> **Data supplied**:
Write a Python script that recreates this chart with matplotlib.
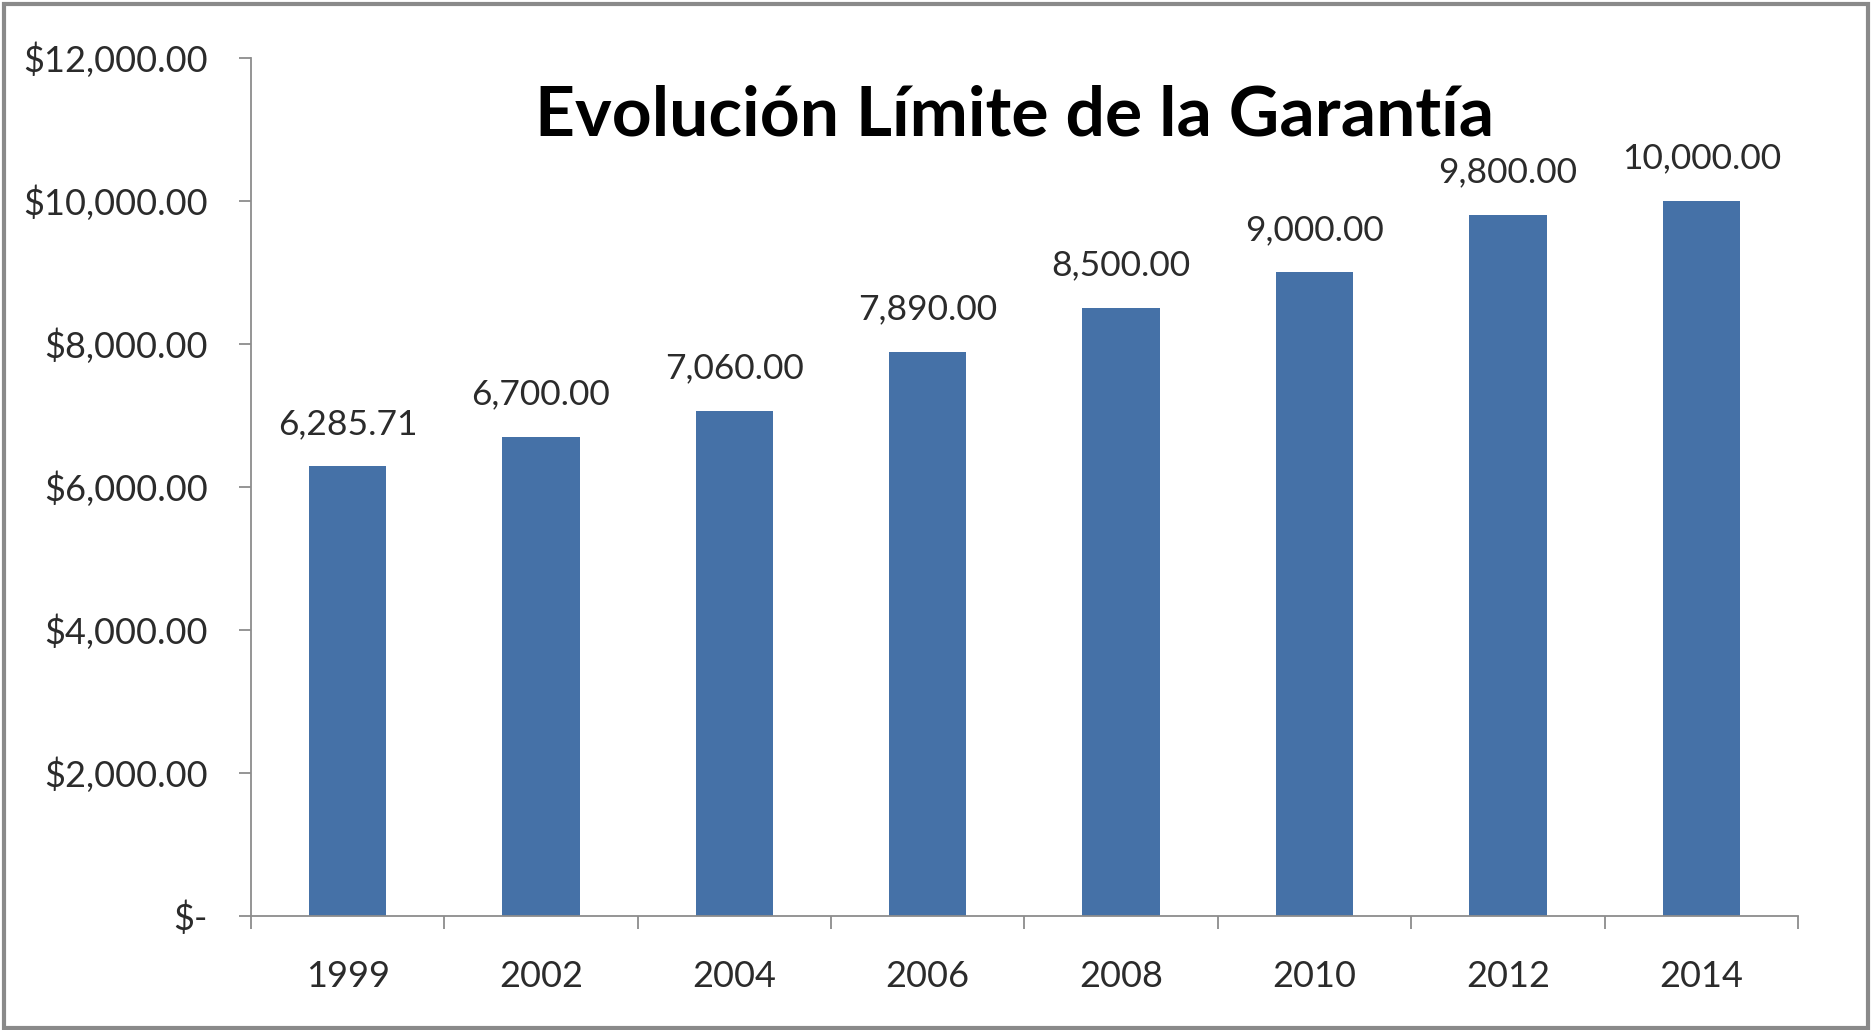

--

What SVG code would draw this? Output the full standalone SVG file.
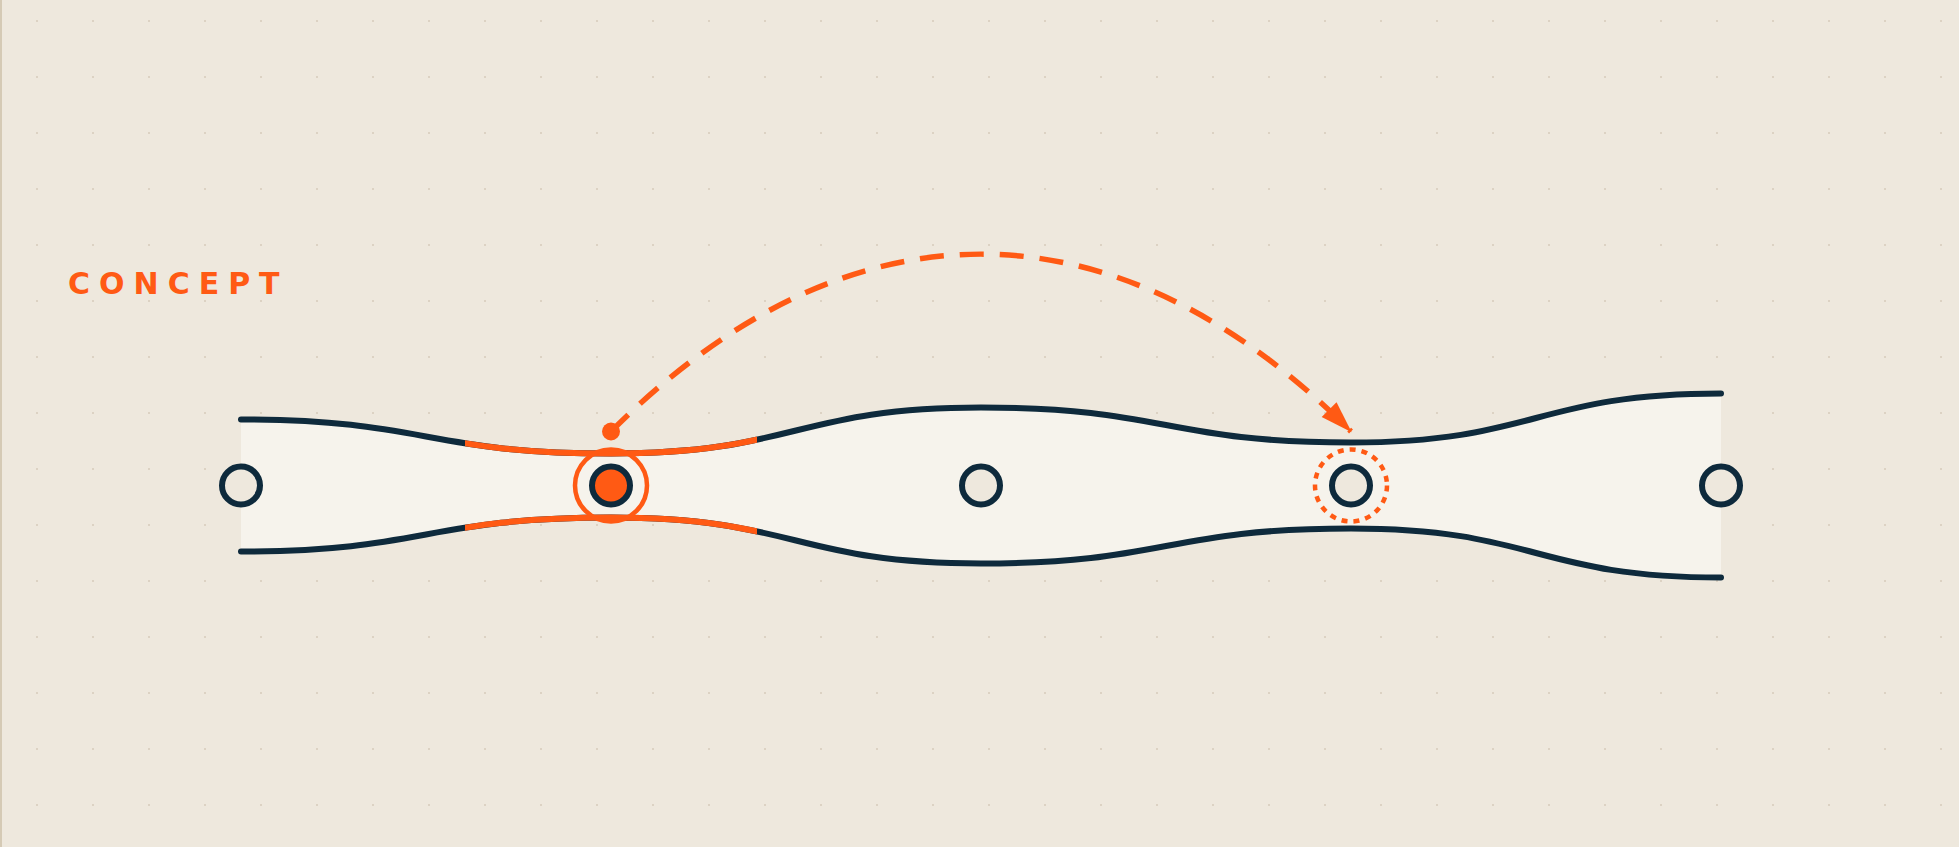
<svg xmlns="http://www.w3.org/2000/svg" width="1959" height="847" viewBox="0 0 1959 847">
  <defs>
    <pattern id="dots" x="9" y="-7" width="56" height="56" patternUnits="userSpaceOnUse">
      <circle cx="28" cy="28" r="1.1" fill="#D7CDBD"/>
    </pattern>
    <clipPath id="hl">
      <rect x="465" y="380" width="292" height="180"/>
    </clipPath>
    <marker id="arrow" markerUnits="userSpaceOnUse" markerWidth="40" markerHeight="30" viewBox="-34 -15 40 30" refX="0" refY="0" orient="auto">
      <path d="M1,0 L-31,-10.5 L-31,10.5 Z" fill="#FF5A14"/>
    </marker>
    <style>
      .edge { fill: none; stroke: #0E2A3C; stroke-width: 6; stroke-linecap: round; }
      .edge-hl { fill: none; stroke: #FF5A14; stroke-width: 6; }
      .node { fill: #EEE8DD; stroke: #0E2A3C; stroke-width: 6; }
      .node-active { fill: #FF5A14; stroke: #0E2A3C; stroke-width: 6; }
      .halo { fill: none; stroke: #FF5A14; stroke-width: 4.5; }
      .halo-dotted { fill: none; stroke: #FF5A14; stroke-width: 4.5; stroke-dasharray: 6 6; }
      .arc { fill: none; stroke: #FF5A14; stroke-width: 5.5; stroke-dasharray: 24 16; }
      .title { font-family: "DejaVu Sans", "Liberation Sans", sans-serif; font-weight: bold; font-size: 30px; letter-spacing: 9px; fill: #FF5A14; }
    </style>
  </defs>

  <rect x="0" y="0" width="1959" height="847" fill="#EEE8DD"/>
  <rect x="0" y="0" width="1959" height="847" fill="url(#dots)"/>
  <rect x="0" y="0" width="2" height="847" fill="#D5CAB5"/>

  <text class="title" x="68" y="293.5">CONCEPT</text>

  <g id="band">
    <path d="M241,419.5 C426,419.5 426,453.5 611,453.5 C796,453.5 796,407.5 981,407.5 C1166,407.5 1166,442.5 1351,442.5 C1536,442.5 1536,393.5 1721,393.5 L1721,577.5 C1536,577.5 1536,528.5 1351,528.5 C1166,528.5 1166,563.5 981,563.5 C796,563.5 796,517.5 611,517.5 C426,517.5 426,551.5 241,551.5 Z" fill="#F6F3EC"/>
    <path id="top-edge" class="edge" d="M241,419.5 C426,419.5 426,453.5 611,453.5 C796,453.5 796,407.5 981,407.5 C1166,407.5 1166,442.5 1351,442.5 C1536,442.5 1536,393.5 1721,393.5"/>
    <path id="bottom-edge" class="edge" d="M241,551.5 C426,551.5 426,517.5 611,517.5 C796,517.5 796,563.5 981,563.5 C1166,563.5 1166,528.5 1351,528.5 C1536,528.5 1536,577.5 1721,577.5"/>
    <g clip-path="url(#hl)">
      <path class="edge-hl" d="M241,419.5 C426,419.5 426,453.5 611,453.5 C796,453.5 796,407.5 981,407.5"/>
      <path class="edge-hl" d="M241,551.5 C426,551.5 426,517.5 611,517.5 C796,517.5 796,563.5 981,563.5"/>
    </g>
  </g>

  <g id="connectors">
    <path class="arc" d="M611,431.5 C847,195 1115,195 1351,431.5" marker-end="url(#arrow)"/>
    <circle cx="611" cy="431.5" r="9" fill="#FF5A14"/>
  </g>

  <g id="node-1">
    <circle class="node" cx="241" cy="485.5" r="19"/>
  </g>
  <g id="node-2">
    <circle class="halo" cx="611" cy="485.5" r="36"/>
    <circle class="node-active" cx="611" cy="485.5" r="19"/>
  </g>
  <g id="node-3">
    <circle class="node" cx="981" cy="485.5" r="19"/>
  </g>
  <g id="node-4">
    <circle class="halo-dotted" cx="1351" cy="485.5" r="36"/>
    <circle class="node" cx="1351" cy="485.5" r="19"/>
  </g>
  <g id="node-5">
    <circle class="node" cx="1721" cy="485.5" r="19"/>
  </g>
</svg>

==

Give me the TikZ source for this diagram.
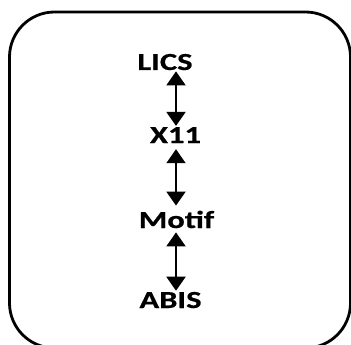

> **Written problem**:
What is the number of lines in the listing that contain the string "this"? Reply with that number alone.

> **Solution to the exercise**:
3